Dataset content start

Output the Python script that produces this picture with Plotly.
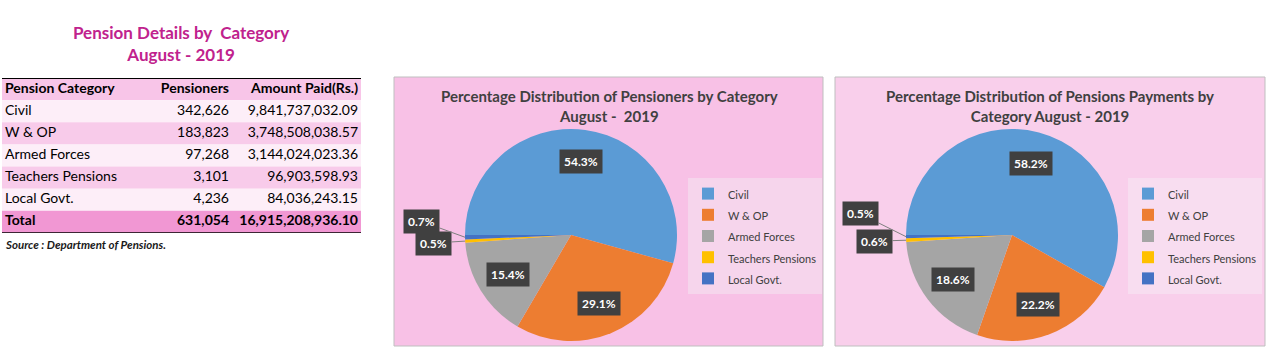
import math
import plotly.graph_objects as go

# ---------------- data ----------------
categories = ["Civil", "W & OP", "Armed Forces", "Teachers Pensions", "Local Govt."]
pensioners = [342626, 183823, 97268, 3101, 4236]
amount_paid = [9841737032.09, 3748508038.57, 3144024023.36, 96903598.93, 84036243.15]
slice_colors = ["#5B9BD5", "#ED7D31", "#A5A5A5", "#FFC000", "#4472C4"]

table_title = ["Pension Details by  Category", "August - 2019"]
pie1_title = ["Percentage Distribution of Pensioners by Category", "August -  2019"]
pie2_title = ["Percentage Distribution of Pensions Payments by", "Category August - 2019"]
header_labels = ["Pension Category", "Pensioners", "Amount Paid(Rs.)"]
total_label = "Total"
source_note = "Source : Department of Pensions."

# ---------------- layout constants ----------------
W, H = 1273, 357
FONT = "Lato"


def px(x):
    return x / W


def py(y):
    return 1 - y / H


PIE1 = dict(cx=571, cy=235, r=106, legend_x=688, legend_y=178, panel="#F8C1E6", legend_bg="#F6D5EC")
PIE2 = dict(cx=1012, cy=235, r=106, legend_x=1128, legend_y=178, panel="#F9CFEB", legend_bg="#F8DDF0")
SMALL_OFFSETS_1 = {4: (-44, -16), 3: (-32, 2)}
SMALL_OFFSETS_2 = {4: (-46, -23), 3: (-32, 1)}
ROTATION = -90

# table geometry (pixels)
TBL_X0, TBL_X1, TBL_Y0, TBL_Y1 = 2, 361, 78, 233
COL_X = [3, 227, 356]
COL_POS = ["middle right", "middle left", "middle left"]
TABLE_FONT = 14

fig = go.Figure()

# ---------------- table ----------------
total_p = sum(pensioners)
total_a = sum(amount_paid)
col1 = [f"<b>{header_labels[0]}</b>"] + categories + [f"<b>{total_label}</b>"]
col2 = [f"<b>{header_labels[1]}</b>"] + [f"{v:,}" for v in pensioners] + [f"<b>{total_p:,}</b>"]
col3 = [f"<b>{header_labels[2]}</b>"] + [f"{v:,.2f}" for v in amount_paid] + [f"<b>{total_a:,.2f}</b>"]
row_fill = ["#F8C5E8", "#FDEEF8", "#F8CBEA", "#FDEEF8", "#F8CBEA", "#FDEEF8", "#F197D3"]
rows = list(range(len(col1)))

for xpos, tpos, col in zip(COL_X, COL_POS, [col1, col2, col3]):
    fig.add_trace(go.Scatter(
        x=[xpos] * len(col), y=rows, mode="text", text=col, textposition=tpos,
        textfont=dict(family=FONT, size=TABLE_FONT, color="#000000"),
        hoverinfo="skip", showlegend=False, cliponaxis=False,
        xaxis="x", yaxis="y",
    ))

shapes = []
for i, c in zip(rows, row_fill):
    shapes.append(dict(type="rect", xref="x domain", yref="y", x0=0, x1=1,
                       y0=i - 0.5, y1=i + 0.5, fillcolor=c, line=dict(width=0), layer="below"))
shapes += [
    dict(type="line", xref="x domain", yref="y", x0=0, x1=1, y0=-0.5, y1=-0.5,
         line=dict(color="#000000", width=2)),
    dict(type="line", xref="x domain", yref="y", x0=0, x1=1,
         y0=len(rows) - 0.5, y1=len(rows) - 0.5, line=dict(color="#000000", width=1.5)),
]


# ---------------- pies ----------------
def add_pie(values, geo, legend_name, group):
    cx, cy, r = geo["cx"], geo["cy"], geo["r"]
    fig.add_trace(go.Pie(
        labels=[f'<span style="font-size:11px">{c}</span>' for c in categories],
        values=values,
        marker=dict(colors=slice_colors, line=dict(width=0)),
        sort=False,
        direction="clockwise",
        rotation=ROTATION,
        textinfo="none",
        hoverinfo="percent",
        domain=dict(x=[px(cx - r), px(cx + r)], y=[py(cy + r), py(cy - r)]),
        legend=legend_name,
        legendgroup=group,
        showlegend=True,
    ))


def label_annotations(values, geo, small_offsets):
    cx, cy, r = geo["cx"], geo["cy"], geo["r"]
    total = sum(values)
    cum = 0
    anns = []
    for i, v in enumerate(values):
        frac = v / total
        mid = cum + frac / 2
        cum += frac
        theta = math.radians(ROTATION + 360 * mid)
        text = f"<b>{frac * 100:.1f}%</b>"
        common = dict(xref="paper", yref="paper", text=text, bgcolor="#404040", borderpad=4,
                      xanchor="center", yanchor="middle",
                      font=dict(family=FONT, size=12, color="#FFFFFF"))
        if i in small_offsets:
            x = cx + r * math.sin(theta)
            y = cy - r * math.cos(theta)
            ax, ay = small_offsets[i]
            anns.append(dict(x=px(x), y=py(y), showarrow=True, arrowhead=0, arrowwidth=1,
                             arrowcolor="#7F7F7F", ax=ax, ay=ay, **common))
        else:
            rho = 0.70 * r
            x = cx + rho * math.sin(theta)
            y = cy - rho * math.cos(theta)
            anns.append(dict(x=px(x), y=py(y), showarrow=False, **common))
    return anns


add_pie(pensioners, PIE1, "legend", "p1")
add_pie(amount_paid, PIE2, "legend2", "p2")

annotations = []
annotations += label_annotations(pensioners, PIE1, SMALL_OFFSETS_1)
annotations += label_annotations(amount_paid, PIE2, SMALL_OFFSETS_2)


def title_ann(lines, x, y, size, color):
    return dict(x=px(x), y=py(y), xref="paper", yref="paper", showarrow=False,
                xanchor="center", yanchor="middle",
                text="<b>" + "<br>".join(lines) + "</b>", align="center",
                font=dict(family=FONT, size=size, color=color))


annotations.append(title_ann(table_title, 181, 43, 17, "#C0228D"))
annotations.append(title_ann(pie1_title, 609, 106, 15, "#404040"))
annotations.append(title_ann(pie2_title, 1050, 106, 15, "#404040"))
annotations.append(dict(
    x=px(3), y=py(244), xref="paper", yref="paper", showarrow=False,
    xanchor="left", yanchor="middle",
    text=f"<b><i>{source_note}</i></b>",
    font=dict(family=FONT, size=11.5, color="#1A1A1A"),
))

shapes += [
    dict(type="rect", xref="paper", yref="paper", x0=px(394), x1=px(823), y0=py(346), y1=py(77),
         fillcolor=PIE1["panel"], line=dict(color="#BFBFBF", width=1), layer="below"),
    dict(type="rect", xref="paper", yref="paper", x0=px(835), x1=px(1265), y0=py(346), y1=py(77),
         fillcolor=PIE2["panel"], line=dict(color="#BFBFBF", width=1), layer="below"),
]

legend_style = dict(
    xanchor="left", yanchor="top",
    font=dict(family=FONT, size=14, color="#404040"),
    itemclick=False, itemdoubleclick=False,
)

hidden = dict(visible=False, showgrid=False, zeroline=False, fixedrange=True)

fig.update_layout(
    width=W, height=H,
    margin=dict(l=0, r=0, t=0, b=0),
    paper_bgcolor="#FFFFFF",
    plot_bgcolor="rgba(0,0,0,0)",
    font=dict(family=FONT),
    shapes=shapes,
    annotations=annotations,
    xaxis=dict(domain=[px(TBL_X0), px(TBL_X1)], range=[0, TBL_X1 - TBL_X0], **hidden),
    yaxis=dict(domain=[py(TBL_Y1), py(TBL_Y0)], range=[len(rows) - 0.5, -0.5], **hidden),
    legend=dict(x=px(PIE1["legend_x"]), y=py(PIE1["legend_y"]), bgcolor=PIE1["legend_bg"], **legend_style),
    legend2=dict(x=px(PIE2["legend_x"]), y=py(PIE2["legend_y"]), bgcolor=PIE2["legend_bg"], **legend_style),
)

fig.write_html("out.html", post_script="document.body.style.margin='0';",
               config={"displayModeBar": False})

Dataset content end

▶ **What is being asked**
Omitting all pictures, restate exactly the lines of the material from its start through the line that contains "rows = list(range(len(col1)))".

▶ **Full solution**
Output the Python script that produces this picture with Plotly.
import math
import plotly.graph_objects as go

# ---------------- data ----------------
categories = ["Civil", "W & OP", "Armed Forces", "Teachers Pensions", "Local Govt."]
pensioners = [342626, 183823, 97268, 3101, 4236]
amount_paid = [9841737032.09, 3748508038.57, 3144024023.36, 96903598.93, 84036243.15]
slice_colors = ["#5B9BD5", "#ED7D31", "#A5A5A5", "#FFC000", "#4472C4"]

table_title = ["Pension Details by  Category", "August - 2019"]
pie1_title = ["Percentage Distribution of Pensioners by Category", "August -  2019"]
pie2_title = ["Percentage Distribution of Pensions Payments by", "Category August - 2019"]
header_labels = ["Pension Category", "Pensioners", "Amount Paid(Rs.)"]
total_label = "Total"
source_note = "Source : Department of Pensions."

# ---------------- layout constants ----------------
W, H = 1273, 357
FONT = "Lato"


def px(x):
    return x / W


def py(y):
    return 1 - y / H


PIE1 = dict(cx=571, cy=235, r=106, legend_x=688, legend_y=178, panel="#F8C1E6", legend_bg="#F6D5EC")
PIE2 = dict(cx=1012, cy=235, r=106, legend_x=1128, legend_y=178, panel="#F9CFEB", legend_bg="#F8DDF0")
SMALL_OFFSETS_1 = {4: (-44, -16), 3: (-32, 2)}
SMALL_OFFSETS_2 = {4: (-46, -23), 3: (-32, 1)}
ROTATION = -90

# table geometry (pixels)
TBL_X0, TBL_X1, TBL_Y0, TBL_Y1 = 2, 361, 78, 233
COL_X = [3, 227, 356]
COL_POS = ["middle right", "middle left", "middle left"]
TABLE_FONT = 14

fig = go.Figure()

# ---------------- table ----------------
total_p = sum(pensioners)
total_a = sum(amount_paid)
col1 = [f"<b>{header_labels[0]}</b>"] + categories + [f"<b>{total_label}</b>"]
col2 = [f"<b>{header_labels[1]}</b>"] + [f"{v:,}" for v in pensioners] + [f"<b>{total_p:,}</b>"]
col3 = [f"<b>{header_labels[2]}</b>"] + [f"{v:,.2f}" for v in amount_paid] + [f"<b>{total_a:,.2f}</b>"]
row_fill = ["#F8C5E8", "#FDEEF8", "#F8CBEA", "#FDEEF8", "#F8CBEA", "#FDEEF8", "#F197D3"]
rows = list(range(len(col1)))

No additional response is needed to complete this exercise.